The most important of Seville’s Semana Santa processions takes place at midnight on Maundy Thursday (ushering in Good Friday). At this time there can be more than one million people lining the streets of the carrera oficial, watching as Seville’s six oldest and most respected brotherhoods – El Silencio, Jesús del Gran Poder, La Macarena, El Calvario, Esperanza de Triana and Los Gitanos – parade through the streets in a sombre procession that extends past dawn. The best way to view the processions is to pick them up in their own barrios (neighbourhoods) or as they leave or re-enter their churches – this is always an emotional moment.
Essentials: In Antigua, be sure to have ironclad room reservations well in advance of Semana Santa, or plan to stay in Guatemala City or another town and commute to the festivities. Beware of thieves – it seems that Guatemala City’s entire population of pickpockets shifts to Antigua for Semana Santa.
In Seville you can just stand along the procession route for the Good Friday parade, though crowds can make it difficult to get much of a view, unless you manage to get yourself a seat. Tickets for seats are sold at nearby ticket windows. Programmes showing each procession’s schedule and route are widely available in Seville before and during Semana Santa. El País newspaper publishes a daily route leaflet and ABC newspaper prints maps showing the churches, recommended viewing spots and other details.

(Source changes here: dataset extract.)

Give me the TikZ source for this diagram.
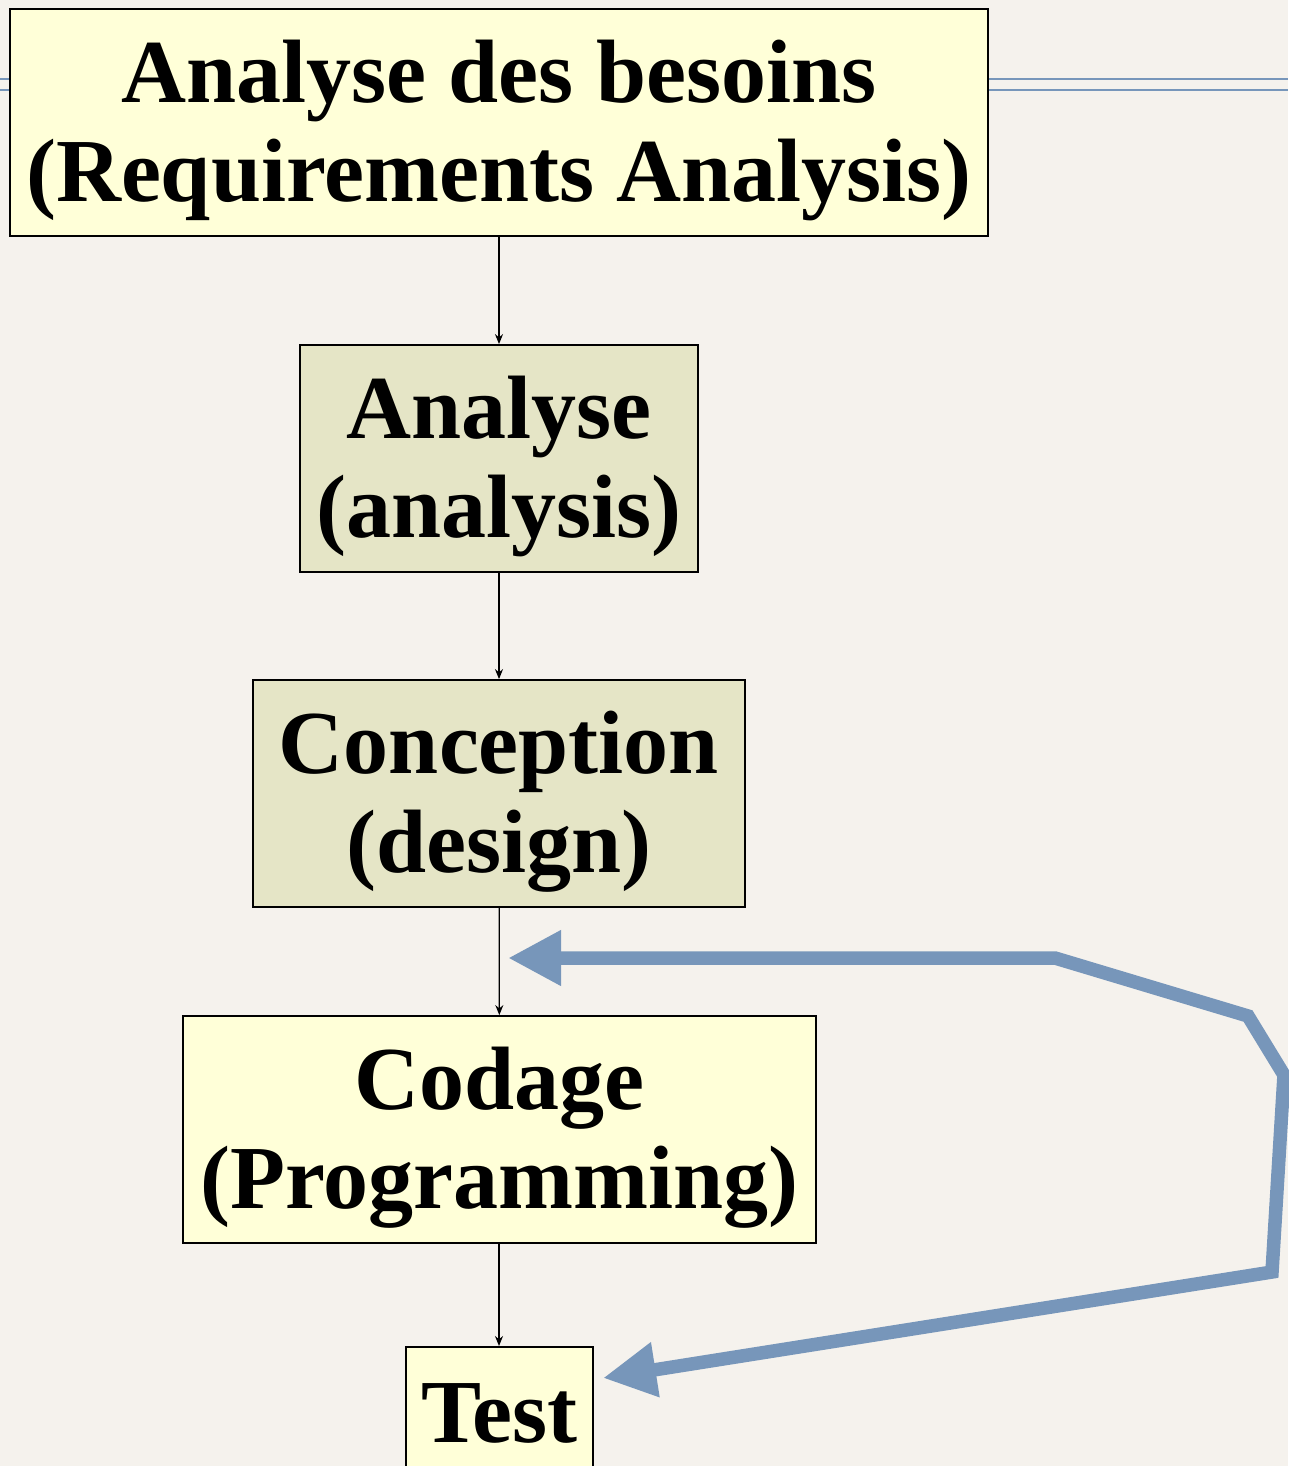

Local Attractions: Antigua is nestled between three volcanoes. All three can be climbed, with guides available in the city. In town you’ll want to spend some time hanging about in Parque Central. On most days the plaza is lined with villagers selling handicrafts; on Sunday it’s mobbed with people and you’ll find the cheapest goods on Sunday afternoon, when the peddling is winding down. Seville’s cathedral is one of the largest churches in the world, and claims to contain the bones of Christopher Columbus (the Dominican Republic disagrees, saying it has the bones). The city’s other major monuments are the Giralda minaret and the World Heritage–listed Alcázar fort.